Programme(s) to which this project applies:
|☑ MPhil/PhD||☒ MRes[Med]||☒ URIS|
Coronary artery disease and cardiovascular diseases are the leading cause of human death worldwide while WHO estimated ~17.9 million death each year. The onset of AMI now occurs at younger age due to risk factors including lifestyle and family history. Fibrinolytic therapy and primary percutaneous coronary intervention are effective to resume blood supply in infarcted hearts and reduce the mortality rate in AMI patients. When AMI occurs, the heart is damaged during ischemia and reperfusion. SUMOylation is a new form of post-translational modifications and plays important roles in the regulation of diverse cellular activities including protein activity, transcription, DNA repair, chromosome assembly, and cellular signalling DNA repair and chromatin function. Protein SUMOylation may be a therapeutic target for the treatment of myocardial infarction. The present project will discover what proteins are SUMOylated and how SUMOylation affects the biological functions of various proteins in the resolution of inflammation and cardiac repair. The long-term goal is to develop new SUMOylation-targeting therapies for the treatment of myocardial infarction.
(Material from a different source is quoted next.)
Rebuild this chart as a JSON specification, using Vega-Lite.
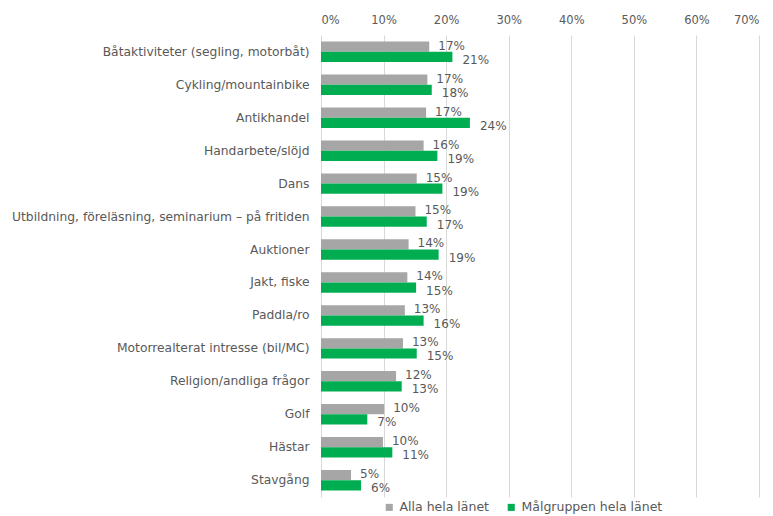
{
  "$schema": "https://vega.github.io/schema/vega-lite/v6.json",
  "width": 438,
  "height": 462,
  "autosize": "none",
  "padding": {"left": 321, "top": 35, "right": 14, "bottom": 19},
  "background": "white",
  "config": {
    "view": {"stroke": null},
    "font": "Liberation Sans",
    "axis": {"labelFont": "Liberation Sans", "labelColor": "#595959"}
  },
  "data": {
    "values": [
      {"cat": "Båtaktiviteter (segling, motorbåt)", "series": "Alla hela länet", "value": 0.173},
      {"cat": "Båtaktiviteter (segling, motorbåt)", "series": "Målgruppen hela länet", "value": 0.210},
      {"cat": "Cykling/mountainbike", "series": "Alla hela länet", "value": 0.170},
      {"cat": "Cykling/mountainbike", "series": "Målgruppen hela länet", "value": 0.177},
      {"cat": "Antikhandel", "series": "Alla hela länet", "value": 0.168},
      {"cat": "Antikhandel", "series": "Målgruppen hela länet", "value": 0.238},
      {"cat": "Handarbete/slöjd", "series": "Alla hela länet", "value": 0.164},
      {"cat": "Handarbete/slöjd", "series": "Målgruppen hela länet", "value": 0.186},
      {"cat": "Dans", "series": "Alla hela länet", "value": 0.153},
      {"cat": "Dans", "series": "Målgruppen hela länet", "value": 0.194},
      {"cat": "Utbildning, föreläsning, seminarium – på fritiden", "series": "Alla hela länet", "value": 0.151},
      {"cat": "Utbildning, föreläsning, seminarium – på fritiden", "series": "Målgruppen hela länet", "value": 0.169},
      {"cat": "Auktioner", "series": "Alla hela länet", "value": 0.140},
      {"cat": "Auktioner", "series": "Målgruppen hela länet", "value": 0.188},
      {"cat": "Jakt, fiske", "series": "Alla hela länet", "value": 0.138},
      {"cat": "Jakt, fiske", "series": "Målgruppen hela länet", "value": 0.152},
      {"cat": "Paddla/ro", "series": "Alla hela länet", "value": 0.134},
      {"cat": "Paddla/ro", "series": "Målgruppen hela länet", "value": 0.164},
      {"cat": "Motorrealterat intresse (bil/MC)", "series": "Alla hela länet", "value": 0.131},
      {"cat": "Motorrealterat intresse (bil/MC)", "series": "Målgruppen hela länet", "value": 0.153},
      {"cat": "Religion/andliga frågor", "series": "Alla hela länet", "value": 0.120},
      {"cat": "Religion/andliga frågor", "series": "Målgruppen hela länet", "value": 0.129},
      {"cat": "Golf", "series": "Alla hela länet", "value": 0.101},
      {"cat": "Golf", "series": "Målgruppen hela länet", "value": 0.074},
      {"cat": "Hästar", "series": "Alla hela länet", "value": 0.099},
      {"cat": "Hästar", "series": "Målgruppen hela länet", "value": 0.114},
      {"cat": "Stavgång", "series": "Alla hela länet", "value": 0.048},
      {"cat": "Stavgång", "series": "Målgruppen hela länet", "value": 0.064}
    ]
  },
  "encoding": {
    "y": {
      "field": "cat", "type": "nominal", "sort": null, "title": null,
      "scale": {"paddingInner": 0.38, "paddingOuter": 0.2},
      "axis": {"ticks": false, "domain": false, "labelPadding": 12, "labelLimit": 400, "labelFont": "DejaVu Sans", "labelFontSize": 12.3, "labelColor": "#595959"}
    },
    "yOffset": {"field": "series", "type": "nominal", "sort": ["Alla hela länet", "Målgruppen hela länet"], "scale": {"paddingInner": 0, "paddingOuter": 0}},
    "x": {
      "field": "value", "type": "quantitative", "title": null,
      "scale": {"domain": [0, 0.7], "nice": false},
      "axis": {"orient": "top", "format": ".0%", "values": [0, 0.1, 0.2, 0.3, 0.4, 0.5, 0.6, 0.7], "ticks": false, "domain": false, "labelPadding": 10, "labelFont": "DejaVu Sans", "labelFontSize": 11.5, "gridColor": "#D9D9D9", "labelColor": "#595959"}
    }
  },
  "layer": [
    {
      "mark": {"type": "bar"},
      "encoding": {
        "color": {
          "field": "series", "type": "nominal",
          "scale": {"domain": ["Alla hela länet", "Målgruppen hela länet"], "range": ["#A6A6A6", "#00AD50"]},
          "legend": {"title": null, "orient": "none", "legendX": 62, "legendY": 466, "direction": "horizontal", "symbolType": "square", "symbolSize": 50, "labelFont": "DejaVu Sans", "labelFontSize": 12.5, "labelColor": "#595959", "columnPadding": 16, "symbolStrokeWidth": 0}
        }
      }
    },
    {
      "mark": {"type": "text", "align": "left", "baseline": "middle", "dx": 9, "dy": -1, "font": "DejaVu Sans", "fontSize": 12, "color": "#595959"},
      "transform": [{"filter": "datum.series === 'Alla hela länet'"}],
      "encoding": {"text": {"field": "value", "type": "quantitative", "format": ".0%"}, "yOffset": {"field": "series", "type": "nominal", "sort": ["Alla hela länet", "Målgruppen hela länet"]}}
    },
    {
      "mark": {"type": "text", "align": "left", "baseline": "middle", "dx": 10, "dy": 3, "font": "DejaVu Sans", "fontSize": 12, "color": "#595959"},
      "transform": [{"filter": "datum.series === 'Målgruppen hela länet'"}],
      "encoding": {"text": {"field": "value", "type": "quantitative", "format": ".0%"}}
    }
  ]
}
Dr JH Rong, School of Chinese Medicine
Dr Jianhui Rong is currently an Associate Professor in molecular pharmacology on Chinese medicine at School of Chinese Medicine, University of Hong Kong. Dr Rong received his PhD in Medical Biochemistry from Uppsala University, Sweden, conducted postdoctoral research at University of Alberta, Canada and visiting scholar research at School of Medicine, Yale University, USA. Since 2005, he has served as Research Assistant Professor, Assistant Professor and Associate Professor at Li Ka Shing Faculty of Medicine and School of Chinese Medicine, University of Hong Kong. Dr Rong’s research focus on the research and development of drug candidates from Chinese medicines and the discovery of basic molecular mechanisms for the treatment of neurological diseases, myocardial infarction and obesity. Dr RONG mainly use modern transcriptomics, proteomics, cell signalling technology and biotin-labelling of small molecule probes to study the protein targets and biological activity of Chinese medicines. For example, Dr RONG has discovered specific Chinese medicine compounds for regulating heme oxygenase-1 (HO-1), leukotriene B4 12-hydroxy dehydrogenase (LTB4DH), arginase 2 (Arg2), and pyruvate kinase M2 (PKM2) and endoplasmic reticulum stress protein GRP78. He has chaired over or participated in more than 30 research grants from Hong Kong Research Grants Council, Hong Kong Health and Medical Research Fund, Hong Kong Science and Technology Innovation Fund, National Natural Science Foundation of China and the Seed Research Fund of the University of Hong Kong; obtained several international patents, US patents, Chinese patents; and published more than 70 SCI papers in internationally renowned journals such as Chemical Science, Journal of Controlled Release, Molecular Neurobiology, ACS Chemical Neuroscience, Journal of Nutritional Biochemistry, Molecular Immunology, Neuropharmacology and Biochemical Journal. Dr Rong also serves as the executive member or committee member for several academic organisations, and reviewer for several international academic journals.